К тому времени он ещё и Библии не читал. Но уже через год появилось стихотворение, перенасыщенное библейскими знаками:

Спаситель родился
в лютую стужу.
В пустыне пылали пастушьи костры.
Буран бушевал и выматывал душу
из бедных царей, доставлявших дары.
Верблюды вздымали лохматые ноги.
Выл ветер.
Звезда, пламенея в ночи,
смотрела, как трёх караванов дороги
сходились в пещеру Христа, как лучи.

Это своеобразный архаический манифест, который в 1963 году воспринимался как вызов. О первых космонавтах поэты тогда вспоминали гораздо чаще, чем о героях Евангелий, а популярность христианской эстетики зародится в интеллигентской среде ближе к началу семидесятых. Определённо, Бродского заворожили «Стихотворения Юрия Живаго». Хрущёв обещал вот-вот предъявить обществу «последнего попа», а доблестный тунеядец голосом пономаря повторял библейские имена как заклинание.
Бродский принялся писать не менее «нездешние» стихи, чем Пастернак от лица Живаго.
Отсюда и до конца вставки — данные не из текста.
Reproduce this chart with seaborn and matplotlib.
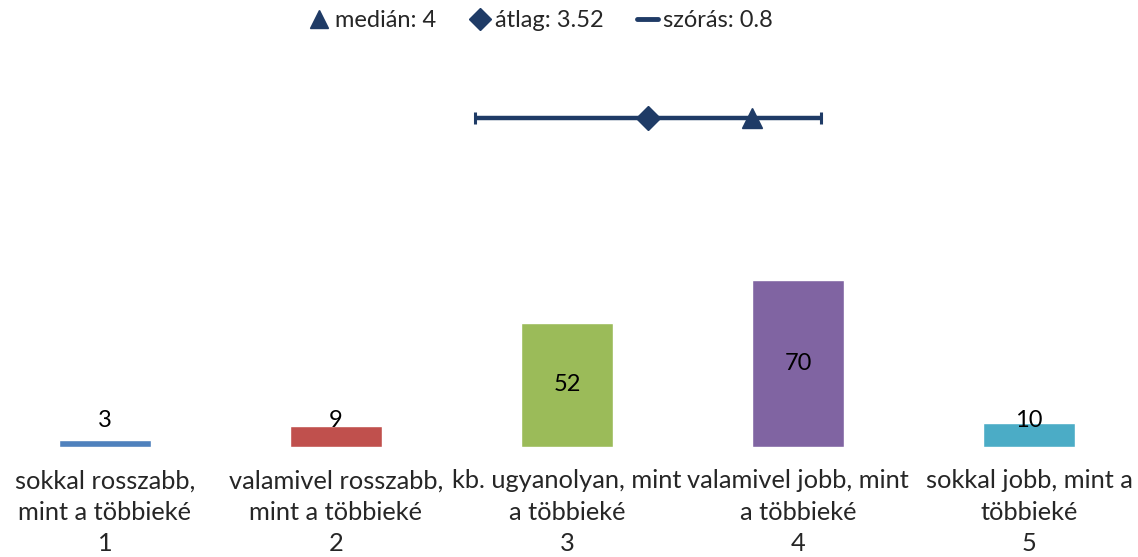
import numpy as np
import seaborn as sns
import matplotlib.pyplot as plt
from matplotlib.lines import Line2D

# answer categories and counts
categories = ["sokkal rosszabb,\nmint a többieké\n1",
              "valamivel rosszabb,\nmint a többieké\n2",
              "kb. ugyanolyan, mint\na többieké\n3",
              "valamivel jobb, mint\na többieké\n4",
              "sokkal jobb, mint a\ntöbbieké\n5"]
counts = [3, 9, 52, 70, 10]
bar_colors = ["#4F81BD", "#C0504D", "#9BBB59", "#8064A2", "#4BACC6"]

# summary statistics (on the 1-5 scale)
median = 4
mean = 3.52
sd = 0.8

navy = "#1F3B66"

sns.set_theme(style="white")
plt.rcParams['font.family'] = ['Lato', 'DejaVu Sans']

fig = plt.figure(figsize=(11.38, 5.57), dpi=100)
ax = fig.add_axes([0, 1 - 447 / 557, 1, 387 / 557])

sns.barplot(x=categories, y=counts, hue=categories, palette=bar_colors,
            legend=False, width=0.40, saturation=1, ax=ax)
ax.set_xlim(-0.4545, 4.472)
ax.set_ylim(0, 162)
sns.despine(ax=ax, left=True, bottom=True)
ax.set_yticks([])
ax.set_xlabel("")
ax.set_ylabel("")
ax.tick_params(axis="x", length=0, pad=16)
for lab in ax.get_xticklabels():
    lab.set_fontsize(18.3)
    lab.set_linespacing(1.44)

# value labels, centred but kept above the baseline for small bars
for i, v in enumerate(counts):
    ax.text(i, max(v / 2, 11.3), str(v), ha="center", va="center",
            fontsize=17, color="black")

# summary line on its own 1-5 scale
ax2 = fig.add_axes(ax.get_position(), frameon=False)
ax2.set_xlim(0.529, 5.781)
ax2.set_ylim(0, 1)
ax2.set_xticks([])
ax2.set_yticks([])
ax2.errorbar([mean], [0.85], xerr=[sd], fmt="D", color=navy, ms=12,
             elinewidth=3.2, capsize=4.5, capthick=2.2)
ax2.plot([median], [0.85], marker="^", ms=14, color=navy, ls="none")

handles = [Line2D([], [], marker="^", color=navy, ls="none", ms=13),
           Line2D([], [], marker="D", color=navy, ls="none", ms=11),
           Line2D([], [], color=navy, lw=3.5)]
labels = [f"medián: {median}", f"átlag: {mean}", f"szórás: {sd}"]
fig.legend(handles, labels, loc="upper center", bbox_to_anchor=(0.475, 1.02),
           ncol=3, frameon=False, fontsize=17, handlelength=0.9,
           handletextpad=0.2, columnspacing=1.4)

fig.savefig("out.png", dpi=100)
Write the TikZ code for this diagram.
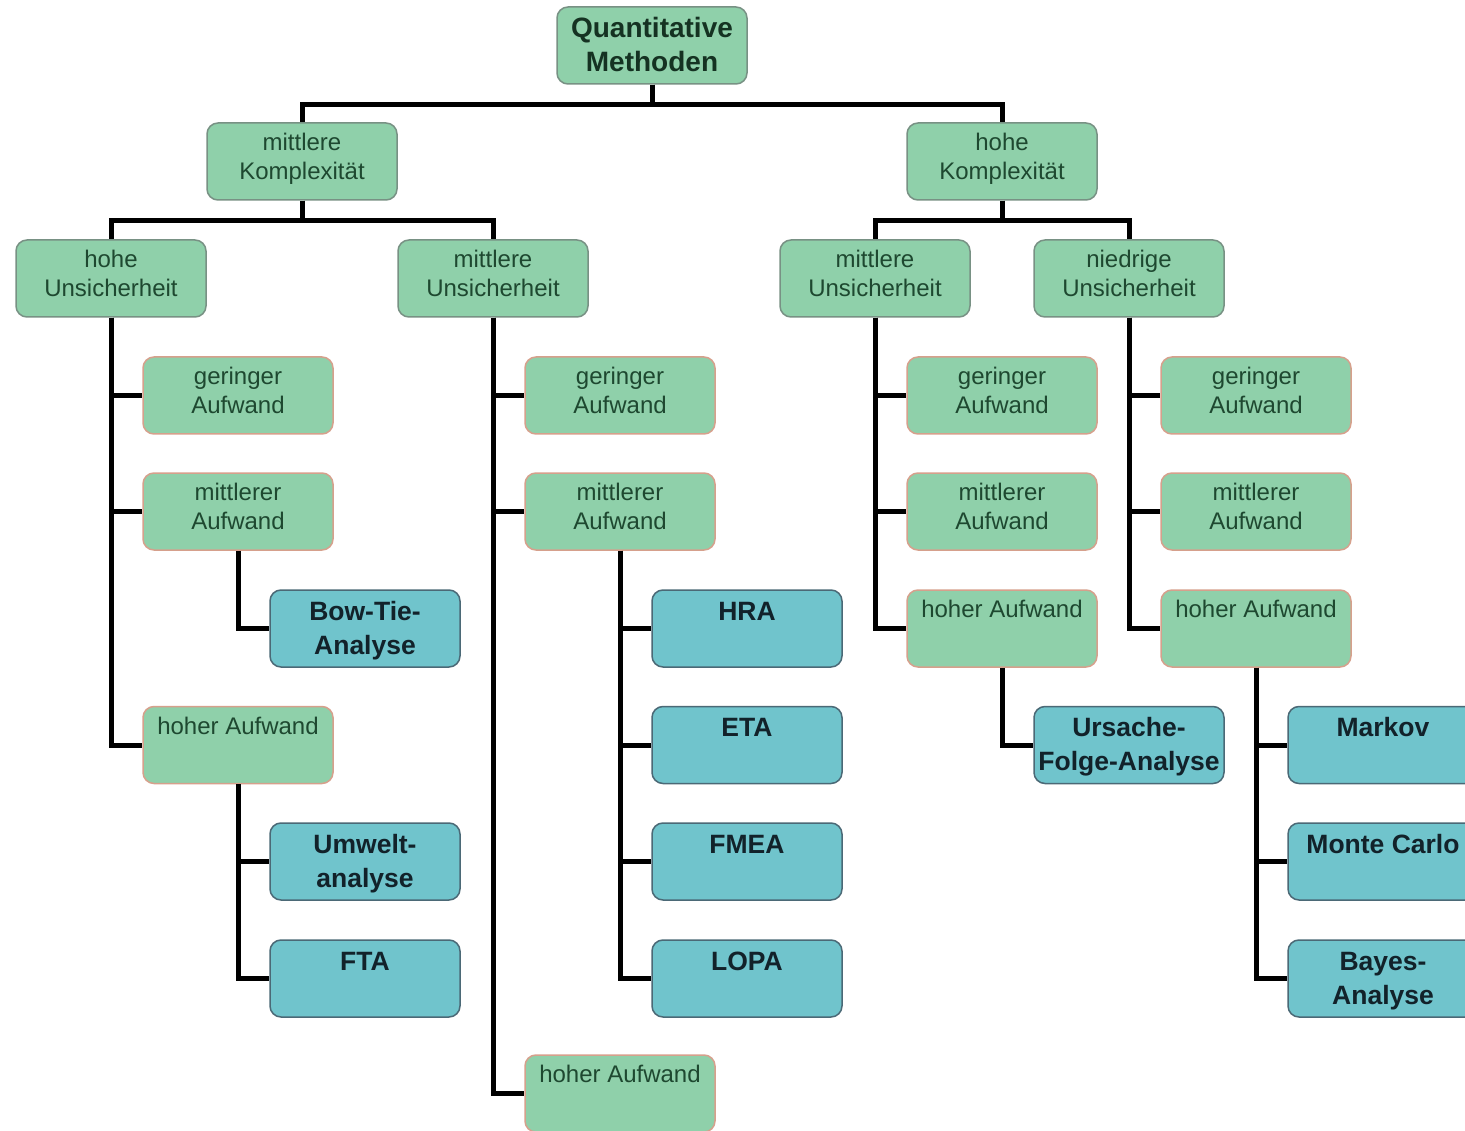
\documentclass[tikz,border=0pt]{standalone}
\usepackage{fontspec}
\setmainfont{Liberation Sans}
\definecolor{gfill}{RGB}{143,208,170}
\definecolor{gline}{RGB}{120,145,132}
\definecolor{aline}{RGB}{214,160,140}
\definecolor{bfill}{RGB}{112,196,204}
\definecolor{bline}{RGB}{75,105,118}
\definecolor{gtext}{RGB}{30,72,48}
\definecolor{btext}{RGB}{18,34,42}
\tikzset{
 box/.style={rounded corners=11pt, minimum width=190pt, minimum height=77pt, inner sep=0pt, line width=1.5pt},
 gbox/.style={box, fill=gfill, draw=gline},
 abox/.style={box, fill=gfill, draw=aline},
 bbox/.style={box, fill=bfill, draw=bline},
 gtxt/.style={anchor=north, yshift=-8pt, inner sep=0pt, align=center, text=gtext, font=\fontsize{24}{29}\selectfont},
 btxt/.style={anchor=north, yshift=-7pt, inner sep=0pt, align=center, text=btext, font=\fontsize{26.5}{34}\selectfont\bfseries},
 rtxt/.style={anchor=north, yshift=-7pt, inner sep=0pt, align=center, text=gtext!70!black, font=\fontsize{28}{34}\selectfont\bfseries},
 conn/.style={line width=5pt, black}
}
\begin{document}
\begin{tikzpicture}[x=1pt,y=-1pt]
\useasboundingbox[fill=white] (0,0) rectangle (1465,1131);
% nodes
\node[gbox, label={[rtxt]north:\strut Quantitative\\Methoden}] (root) at (652,45.5) {};
\node[gbox, label={[gtxt]north:\strut mittlere\\Komplexität}] (mk) at (302,161.5) {};
\node[gbox, label={[gtxt]north:\strut hohe\\Komplexität}] (hk) at (1002,161.5) {};
\node[gbox, label={[gtxt]north:\strut hohe\\Unsicherheit}] (hu) at (111,278.5) {};
\node[gbox, label={[gtxt]north:\strut mittlere\\Unsicherheit}] (mu) at (493,278.5) {};
\node[gbox, label={[gtxt]north:\strut mittlere\\Unsicherheit}] (mu2) at (875,278.5) {};
\node[gbox, label={[gtxt]north:\strut niedrige\\Unsicherheit}] (nu) at (1129,278.5) {};
% column 1
\node[abox, label={[gtxt]north:\strut geringer\\Aufwand}] (c1g) at (238,395.5) {};
\node[abox, label={[gtxt]north:\strut mittlerer\\Aufwand}] (c1m) at (238,511.5) {};
\node[abox, label={[gtxt]north:\strut hoher Aufwand}] (c1h) at (238,745) {};
\node[bbox, label={[btxt]north:\strut Bow-Tie-\\Analyse}] (bt) at (365,628.5) {};
\node[bbox, label={[btxt]north:\strut Umwelt-\\analyse}] (um) at (365,861.5) {};
\node[bbox, label={[btxt]north:\strut FTA}] (fta) at (365,978.5) {};
% column 2
\node[abox, label={[gtxt]north:\strut geringer\\Aufwand}] (c2g) at (620,395.5) {};
\node[abox, label={[gtxt]north:\strut mittlerer\\Aufwand}] (c2m) at (620,511.5) {};
\node[abox, label={[gtxt]north:\strut hoher Aufwand}] (c2h) at (620,1093.5) {};
\node[bbox, label={[btxt]north:\strut HRA}] (hra) at (747,628.5) {};
\node[bbox, label={[btxt]north:\strut ETA}] (eta) at (747,745) {};
\node[bbox, label={[btxt]north:\strut FMEA}] (fmea) at (747,861.5) {};
\node[bbox, label={[btxt]north:\strut LOPA}] (lopa) at (747,978.5) {};
% column 3
\node[abox, label={[gtxt]north:\strut geringer\\Aufwand}] (c3g) at (1002,395.5) {};
\node[abox, label={[gtxt]north:\strut mittlerer\\Aufwand}] (c3m) at (1002,511.5) {};
\node[abox, label={[gtxt]north:\strut hoher Aufwand}] (c3h) at (1002,628.5) {};
\node[bbox, label={[btxt]north:\strut Ursache-\\Folge-Analyse}] (ufa) at (1129,745) {};
% column 4
\node[abox, label={[gtxt]north:\strut geringer\\Aufwand}] (c4g) at (1256,395.5) {};
\node[abox, label={[gtxt]north:\strut mittlerer\\Aufwand}] (c4m) at (1256,511.5) {};
\node[abox, label={[gtxt]north:\strut hoher Aufwand}] (c4h) at (1256,628.5) {};
\node[bbox, label={[btxt]north:\strut Markov}] (mar) at (1383,745) {};
\node[bbox, label={[btxt]north:\strut Monte Carlo}] (mc) at (1383,861.5) {};
\node[bbox, label={[btxt]north:\strut Bayes-\\Analyse}] (bay) at (1383,978.5) {};
% connectors
\draw[conn] (root.south) -- ++(0,20) -| (mk.north);
\draw[conn] (root.south) -- ++(0,20) -| (hk.north);
\draw[conn] (mk.south) -- ++(0,20) -| (hu.north);
\draw[conn] (mk.south) -- ++(0,20) -| (mu.north);
\draw[conn] (hk.south) -- ++(0,20) -| (mu2.north);
\draw[conn] (hk.south) -- ++(0,20) -| (nu.north);
\foreach \p/\c in {hu/c1g,hu/c1m,hu/c1h,mu/c2g,mu/c2m,mu/c2h,mu2/c3g,mu2/c3m,mu2/c3h,nu/c4g,nu/c4m,nu/c4h,
  c1m/bt,c1h/um,c1h/fta,c2m/hra,c2m/eta,c2m/fmea,c2m/lopa,c3h/ufa,c4h/mar,c4h/mc,c4h/bay}
  \draw[conn] (\p.south) |- (\c.west);
\end{tikzpicture}
\end{document}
Это помогало избежать любых проявлений советской конъюнктуры, которой поэт боялся панически. Он своего добился: рождественские стихи были несовместимы с журнальной конъюнктурой того времени.
Снобизм по отношению к советской реальности стал поводом к библейскому циклу. В лучших рождественских стихах Бродского больше городской круговерти ХХ века и меньше многозначительных библейских перечислений:

В Рождество все немного волхвы.
В продовольственных слякоть и давка.
Из-за банки кофейной халвы
Производит осаду прилавка
грудой свёртков навьюченный люд:
каждый сам себе царь и верблюд.

Тут скорее – панорама предновогодней, а не рождественской ленинградской суеты, хотя без евангельской символики не обошлось: когда Бродский остаётся в музейном пространстве древнего Вифлеема – он лишь повторяет мелодии и ритмы Юрия Живаго. Получается хладнокровнее, чем у Пастернака.
А лучшее стихотворение о Рождестве, на мой субъективный взгляд, написал Мандельштам. Он обошёлся без риторики, без «художественного пересказа». Да и неровное получилось произведение. Неровное и нервное. Восемь строк, обрывочное повествование. Зато настоящие стихи:

Сусальным золотом горят
В лесах рождественские ёлки,
В кустах игрушечные волки
Глазами страшными глядят.

Такие строки, прочитав, уже не позабудешь. Хотя написаны они не для хрестоматий.